Positive thoughts today...

I woke up feeling refreshed and ready to take on another day. I am back at a "healthy" adoption waiting place. I am strong (like my hubby said :-)) and I really can do it. I am only human I will have moments where things will get hard and I cannot suppress them. If I feel the need to scream and cry I will.. It makes everything better!!! I'm not going to go around pretending this is a easy part of my life... it is in fact one of the most difficult time I have had. As long as I can stay focused on the big picture that this stress is temporary and I will get through it I will be ok.

My hubby is the best. He wrote me a nice heartfelt e-mail and it was nice for him to acknowledge my pain. He knows this is hard and I think just having his support and him telling me it will be ok made it all ok. He is such a great hubby and father. I honestly have the best hubby for me. He makes me laugh even despite our circumstances. I know yesterday was hard for him. He is used to having a "strong" healthy wife and I was less than that :-) Thank you Steve for being you.

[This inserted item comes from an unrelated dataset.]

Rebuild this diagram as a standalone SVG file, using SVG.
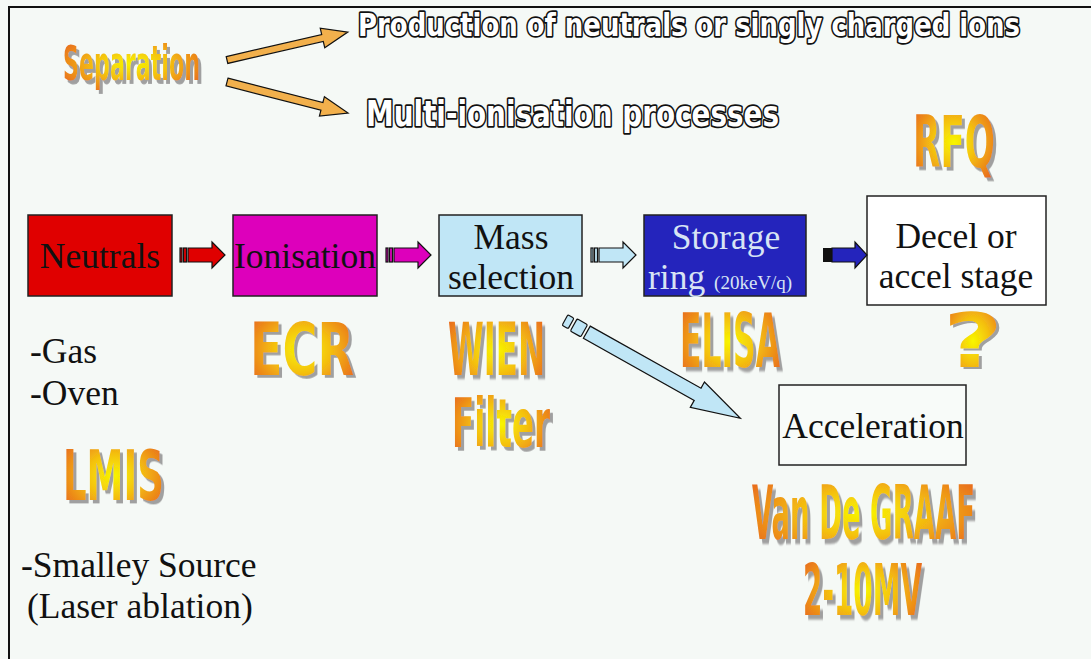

My house is back in order from slacking yesterday and a clean house always makes me feel like my life is in order :-) mmmm it smells fresh!!!

1 comment:

Anonymous said...

Sue, Somtimes the wait is hardest after you have gotten pictures and seen someone else holding your child - when all you want its to be the one doing the holding!! Those glimpses of her are both wonderful and horrible...

Hang in there - she will come home! Go get ready for Halloween with your other munchkin and we will see you both at the PP!